Monday, Nov. 06, 1978
Percy's Problem
Illinois Republican Charles Percy never had any qualms about running for a third term in the Senate. Nor did he have any doubt that he would be reelected. Through the summer and fall Percy, 59, enjoyed a huge 20-point lead in the polls over his obscure Democratic rival, Alex Seith, 44, a Chicago lawyer who had never before run for office. Percy scheduled only three weeks of heavy campaigning just before the election and expected a landslide victory, perhaps bigger than his 2-to-l triumph in 1972.
Last week, however, Percy's sunny forecast was unexpectedly clouded by a Chicago Sun-Times straw poll. The newspaper surveyed 23,976 voters across the state and found that Seith (rhymes with teeth) was leading 53.3% to 46.7%. The poll boasts an impressive record of accuracy dating back to 1932, and Percy last week acknowledged that he is behind. Said he: "It's the anti-incumbency feeling. People are frustrated and angry and want to take it out on someone, and I happen to be around."

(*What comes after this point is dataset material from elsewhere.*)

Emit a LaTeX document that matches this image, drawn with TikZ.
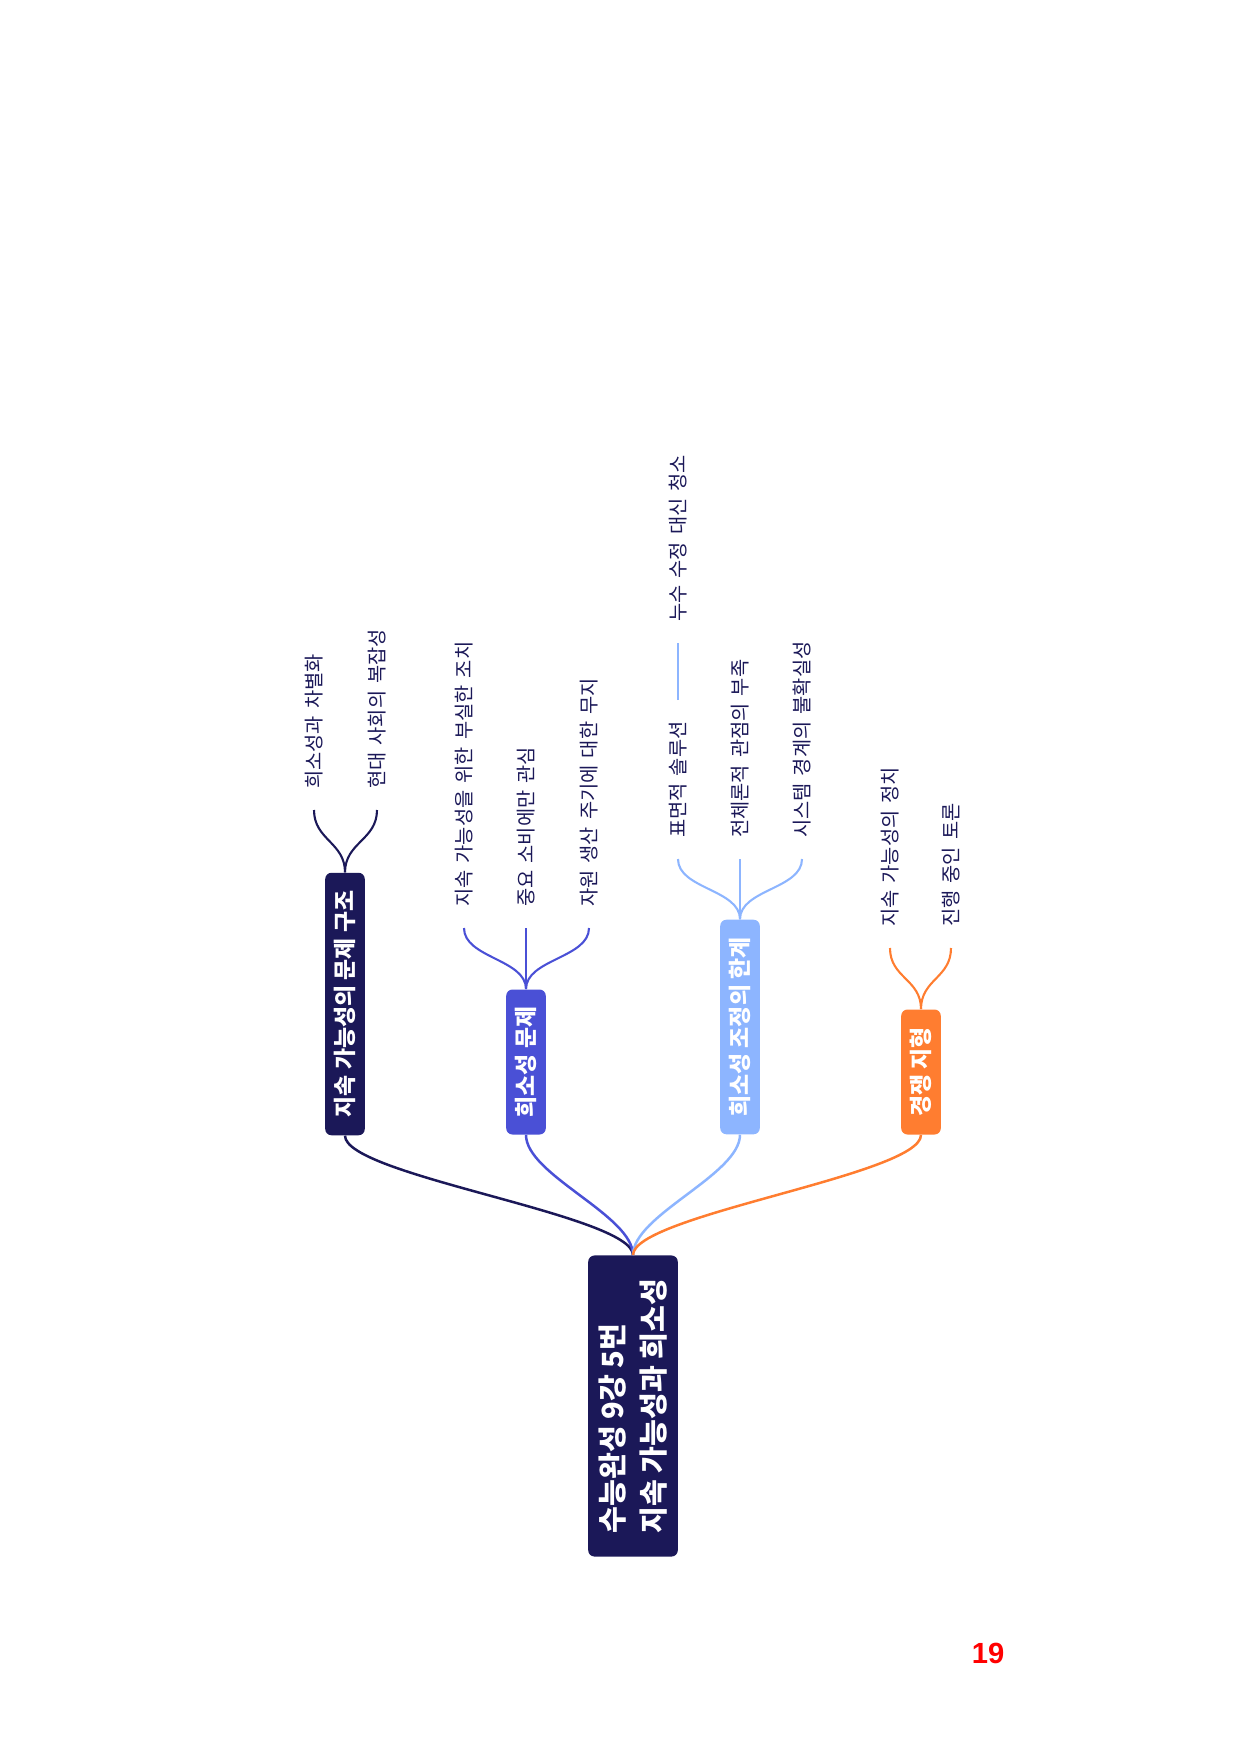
\documentclass[tikz,border=0pt]{standalone}
\usepackage{fontspec}
\setmainfont{Noto Sans CJK KR}
\newfontfamily\leaffont{Noto Sans CJK KR}[WordSpace=1.6]
\newfontfamily\numfont{Liberation Sans}
\usepackage{tikz}
\definecolor{navy}{HTML}{1B1858}
\definecolor{royal}{HTML}{4A50D6}
\definecolor{sky}{HTML}{8DB5FF}
\definecolor{tangerine}{HTML}{FF7D30}

\begin{document}
\begin{tikzpicture}[x=0.48pt,y=-0.48pt]
\tikzstyle{root} = [fill=navy, text=white, rounded corners=3pt, rotate=90, align=left, font=\bfseries\fontsize{14}{20}\selectfont, minimum width=144.5pt, minimum height=43pt]
\tikzstyle{topic} = [text=white, rounded corners=3pt, rotate=90, font=\bfseries\fontsize{11}{13}\selectfont, minimum height=19pt, inner sep=0pt]
\tikzstyle{leaf} = [rotate=90, anchor=west, text=navy, font=\leaffont\fontsize{9.5}{11}\selectfont, inner xsep=10pt, inner ysep=0pt]
\tikzstyle{trunk} = [line width=1.2pt]
\tikzstyle{twig} = [line width=1pt]
\useasboundingbox (0,0) rectangle (1240,1754);

% Root
\node [root] (root) at (633,1406) {수능완성 9강 5번\\지속 가능성과 희소성};

% Topics
\node [topic, fill=navy, minimum width=126pt] (structure) at (345,1004) {지속 가능성의 문제 구조};
\node [topic, fill=royal, minimum width=69.6pt] (scarcity) at (526,1062) {희소성 문제};
\node [topic, fill=sky, minimum width=103pt] (limits) at (740,1027) {희소성 조정의 한계};
\node [topic, fill=tangerine, minimum width=60pt] (terrain) at (921,1072) {경쟁 지형};

\draw[trunk, navy] (root.east) .. controls +(0,-40) and +(0,40) .. (structure.west);
\draw[trunk, royal] (root.east) .. controls +(0,-40) and +(0,40) .. (scarcity.west);
\draw[trunk, sky] (root.east) .. controls +(0,-40) and +(0,40) .. (limits.west);
\draw[trunk, tangerine] (root.east) .. controls +(0,-40) and +(0,40) .. (terrain.west);

% Topic 1
\node [leaf] (differ) at (314,810) {희소성과 차별화};
\node [leaf] (complex) at (377,810) {현대 사회의 복잡성};
\draw[twig, navy] (structure.east) .. controls +(0,-30) and +(0,30) .. (differ.west);
\draw[twig, navy] (structure.east) .. controls +(0,-30) and +(0,30) .. (complex.west);

% Topic 2
\node [leaf] (weak) at (464,928) {지속 가능성을 위한 부실한 조치};
\node [leaf] (consume) at (526,928) {중요 소비에만 관심};
\node [leaf] (cycle) at (589,928) {자원 생산 주기에 대한 무지};
\draw[twig, royal] (scarcity.east) .. controls +(0,-30) and +(0,30) .. (weak.west);
\draw[twig, royal] (scarcity.east) -- (consume.west);
\draw[twig, royal] (scarcity.east) .. controls +(0,-30) and +(0,30) .. (cycle.west);

% Topic 3
\node [leaf] (surface) at (678,859) {표면적 솔루션};
\node [leaf] (holism) at (740,859) {전체론적 관점의 부족};
\node [leaf] (bounds) at (802,859) {시스템 경계의 불확실성};
\node [leaf] (cleanup) at (678,643) {누수 수정 대신 청소};
\draw[twig, sky] (limits.east) .. controls +(0,-30) and +(0,30) .. (surface.west);
\draw[twig, sky] (limits.east) -- (holism.west);
\draw[twig, sky] (limits.east) .. controls +(0,-30) and +(0,30) .. (bounds.west);
\draw[twig, sky] (surface.east) -- (cleanup.west);

% Topic 4
\node [leaf] (politics) at (890,948) {지속 가능성의 정치};
\node [leaf] (ongoing) at (951,948) {진행 중인 토론};
\draw[twig, tangerine] (terrain.east) .. controls +(0,-30) and +(0,30) .. (politics.west);
\draw[twig, tangerine] (terrain.east) .. controls +(0,-30) and +(0,30) .. (ongoing.west);

% Page number
\node [text=red, font=\numfont\bfseries\fontsize{14}{16}\selectfont] (pagenum) at (988,1653) {19};

\end{tikzpicture}
\end{document}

Percy's problems are largely with members of his own party, especially those in the balky conservative wing, who have loathed him for years. Said a veteran Republican moderate: "The conservatives have been waiting to get him. They've been like alligators lying on a river bank." The poll shows Percy actually behind Seith in traditionally Republican counties downstate and running only a few points ahead in heavily Republican DuPage County, a Chicago suburb he swept by a margin of 50 percentage points six years ago.
Sensing Percy's unpopularity with Republican conservatives, Seith has stressed his hard-line anti-Communist views and fiscal conservatism. As a result, he has the backing of Jim Evans, chairman of the Illinois Conservative Union, while Percy has picked up endorsements from the AFL-CIO, the United Auto Workers and the liberal Independent Voters of Illinois.
Seith has depicted Percy as a do-nothing Senator who spends most of his time on the Georgetown cocktail circuit and tries to hide an "abysmal" voting record. Charged Seith: "He speaks out of both sides of his mouth." By criticizing the sale of jets to Saudi Arabia, Seith hopes to gain support from Jews. He has also been running an unfair advertisement on Chicago's black radio stations implying that Percy approved the racial jokes that cost former Agriculture Secretary Earl Butz his job in 1976. The ads do not mention that Percy himself had called for Butz's resignation.
A magna cum laude out of Yale, with a wife who comes from a wealthy Rochester, N.Y., family, Seith has poured $600,000 of his own and his wife's money into the campaign. Percy, stunned by his new underdog status, finds himself short on funds and has had to spend $100,000 from his personal bank account. He is now pleading for contributions to finance a last-minute TV blitz that he hopes will chase away the incumbency blues and turn the election around.